>> begin SOURCE DATA
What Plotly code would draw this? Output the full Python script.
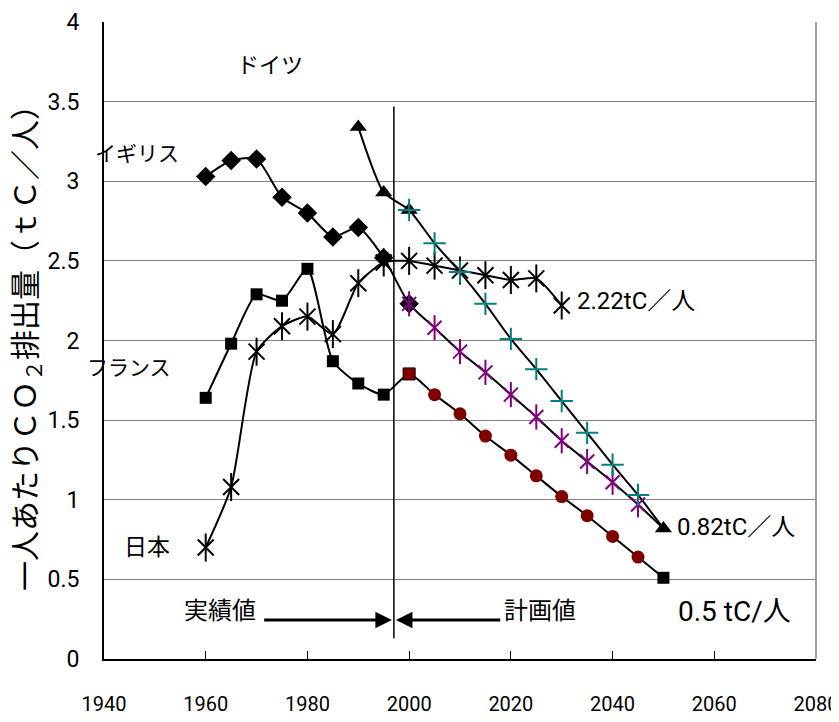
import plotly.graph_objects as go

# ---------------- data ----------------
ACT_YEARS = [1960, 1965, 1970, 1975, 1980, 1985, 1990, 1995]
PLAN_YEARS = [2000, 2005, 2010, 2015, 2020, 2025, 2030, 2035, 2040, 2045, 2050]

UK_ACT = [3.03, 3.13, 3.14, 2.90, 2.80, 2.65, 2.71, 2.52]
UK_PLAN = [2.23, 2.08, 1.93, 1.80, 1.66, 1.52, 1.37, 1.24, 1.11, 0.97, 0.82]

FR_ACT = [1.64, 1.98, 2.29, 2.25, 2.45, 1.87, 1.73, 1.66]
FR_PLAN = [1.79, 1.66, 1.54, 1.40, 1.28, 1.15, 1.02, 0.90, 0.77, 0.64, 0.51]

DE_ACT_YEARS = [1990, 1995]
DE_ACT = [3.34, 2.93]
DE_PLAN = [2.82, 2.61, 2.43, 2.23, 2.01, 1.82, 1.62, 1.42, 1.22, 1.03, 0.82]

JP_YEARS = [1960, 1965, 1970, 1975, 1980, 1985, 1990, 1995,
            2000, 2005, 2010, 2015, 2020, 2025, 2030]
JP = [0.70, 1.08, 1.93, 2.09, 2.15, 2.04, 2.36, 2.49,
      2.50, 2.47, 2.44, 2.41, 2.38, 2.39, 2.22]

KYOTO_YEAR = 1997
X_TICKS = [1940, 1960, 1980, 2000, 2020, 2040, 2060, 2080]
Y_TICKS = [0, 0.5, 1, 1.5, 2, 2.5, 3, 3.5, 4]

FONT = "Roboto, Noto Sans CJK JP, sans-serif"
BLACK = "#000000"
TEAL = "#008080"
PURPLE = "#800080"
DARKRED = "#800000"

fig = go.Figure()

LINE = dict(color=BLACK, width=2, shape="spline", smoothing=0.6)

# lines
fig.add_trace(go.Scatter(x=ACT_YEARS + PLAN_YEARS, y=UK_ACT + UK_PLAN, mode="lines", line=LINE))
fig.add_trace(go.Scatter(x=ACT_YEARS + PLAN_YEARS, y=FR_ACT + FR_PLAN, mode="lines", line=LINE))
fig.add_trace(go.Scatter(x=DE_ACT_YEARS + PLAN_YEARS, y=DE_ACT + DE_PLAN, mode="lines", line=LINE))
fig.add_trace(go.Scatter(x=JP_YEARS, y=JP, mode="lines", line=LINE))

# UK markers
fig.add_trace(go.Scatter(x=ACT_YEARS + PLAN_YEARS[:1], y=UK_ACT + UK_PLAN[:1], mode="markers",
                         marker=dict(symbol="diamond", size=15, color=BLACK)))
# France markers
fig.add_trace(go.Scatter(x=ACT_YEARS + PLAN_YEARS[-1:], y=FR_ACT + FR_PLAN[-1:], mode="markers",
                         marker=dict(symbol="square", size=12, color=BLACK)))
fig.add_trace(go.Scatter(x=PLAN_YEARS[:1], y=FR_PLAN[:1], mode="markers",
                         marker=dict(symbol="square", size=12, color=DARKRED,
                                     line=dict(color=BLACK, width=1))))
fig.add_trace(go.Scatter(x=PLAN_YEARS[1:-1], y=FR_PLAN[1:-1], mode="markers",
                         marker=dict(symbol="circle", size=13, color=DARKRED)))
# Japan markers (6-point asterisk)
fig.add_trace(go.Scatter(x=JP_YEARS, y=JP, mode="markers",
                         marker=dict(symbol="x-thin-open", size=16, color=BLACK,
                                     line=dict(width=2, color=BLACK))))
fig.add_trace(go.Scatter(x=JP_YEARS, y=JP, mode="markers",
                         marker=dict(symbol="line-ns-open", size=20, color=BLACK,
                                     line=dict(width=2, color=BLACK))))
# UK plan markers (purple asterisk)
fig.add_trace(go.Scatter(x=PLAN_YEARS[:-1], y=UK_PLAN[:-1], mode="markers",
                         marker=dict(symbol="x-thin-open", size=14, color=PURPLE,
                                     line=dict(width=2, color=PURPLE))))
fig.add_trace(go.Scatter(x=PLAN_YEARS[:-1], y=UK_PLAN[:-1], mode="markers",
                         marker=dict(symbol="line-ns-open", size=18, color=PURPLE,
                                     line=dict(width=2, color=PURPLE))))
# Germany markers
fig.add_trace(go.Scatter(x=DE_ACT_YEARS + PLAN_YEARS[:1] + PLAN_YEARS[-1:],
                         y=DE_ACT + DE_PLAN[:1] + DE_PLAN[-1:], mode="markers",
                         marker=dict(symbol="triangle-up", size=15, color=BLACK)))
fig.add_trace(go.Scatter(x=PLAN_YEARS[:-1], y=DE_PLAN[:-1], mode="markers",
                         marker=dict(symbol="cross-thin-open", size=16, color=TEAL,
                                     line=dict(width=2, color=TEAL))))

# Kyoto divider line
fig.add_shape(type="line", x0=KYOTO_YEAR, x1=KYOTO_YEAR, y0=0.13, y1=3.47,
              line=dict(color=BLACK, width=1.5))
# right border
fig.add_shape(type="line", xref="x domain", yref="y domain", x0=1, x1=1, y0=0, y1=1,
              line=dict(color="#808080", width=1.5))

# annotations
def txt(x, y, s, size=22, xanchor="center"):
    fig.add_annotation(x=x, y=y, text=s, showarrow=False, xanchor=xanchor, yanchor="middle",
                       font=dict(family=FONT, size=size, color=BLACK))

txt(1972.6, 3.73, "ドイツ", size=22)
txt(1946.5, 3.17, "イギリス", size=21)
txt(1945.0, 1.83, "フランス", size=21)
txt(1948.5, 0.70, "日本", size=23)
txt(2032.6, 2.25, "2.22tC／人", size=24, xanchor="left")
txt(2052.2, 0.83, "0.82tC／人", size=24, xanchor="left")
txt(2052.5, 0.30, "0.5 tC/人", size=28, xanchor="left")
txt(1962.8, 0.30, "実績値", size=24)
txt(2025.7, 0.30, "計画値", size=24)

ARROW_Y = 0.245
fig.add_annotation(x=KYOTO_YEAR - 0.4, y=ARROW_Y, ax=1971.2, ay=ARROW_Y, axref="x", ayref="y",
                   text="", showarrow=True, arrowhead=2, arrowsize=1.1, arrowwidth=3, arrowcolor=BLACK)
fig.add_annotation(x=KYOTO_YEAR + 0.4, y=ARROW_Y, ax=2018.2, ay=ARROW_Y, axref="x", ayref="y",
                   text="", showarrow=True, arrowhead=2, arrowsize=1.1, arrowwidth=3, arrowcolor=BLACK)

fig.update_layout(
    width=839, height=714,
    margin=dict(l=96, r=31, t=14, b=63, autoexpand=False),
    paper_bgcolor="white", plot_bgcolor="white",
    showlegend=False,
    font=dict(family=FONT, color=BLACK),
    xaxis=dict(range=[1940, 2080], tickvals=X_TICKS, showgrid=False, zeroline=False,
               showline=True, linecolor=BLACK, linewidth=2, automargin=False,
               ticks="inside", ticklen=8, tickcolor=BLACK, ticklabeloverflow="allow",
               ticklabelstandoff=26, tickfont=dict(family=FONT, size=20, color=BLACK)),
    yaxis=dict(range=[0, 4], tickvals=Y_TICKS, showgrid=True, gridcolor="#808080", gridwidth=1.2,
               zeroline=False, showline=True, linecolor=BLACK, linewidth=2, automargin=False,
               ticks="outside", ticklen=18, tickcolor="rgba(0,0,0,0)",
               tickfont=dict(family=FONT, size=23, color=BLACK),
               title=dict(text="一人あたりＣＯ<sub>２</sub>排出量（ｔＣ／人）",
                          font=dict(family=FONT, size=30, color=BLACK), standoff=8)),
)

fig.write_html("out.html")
>> end SOURCE DATA
WHAT YOU ARE ASKED TO DO: From the first line above through the line containing "2040, 2045, 2050]", copy everything exactly, without the pictures.

SOLUTION TO THIS EXERCISE:
What Plotly code would draw this? Output the full Python script.
import plotly.graph_objects as go

# ---------------- data ----------------
ACT_YEARS = [1960, 1965, 1970, 1975, 1980, 1985, 1990, 1995]
PLAN_YEARS = [2000, 2005, 2010, 2015, 2020, 2025, 2030, 2035, 2040, 2045, 2050]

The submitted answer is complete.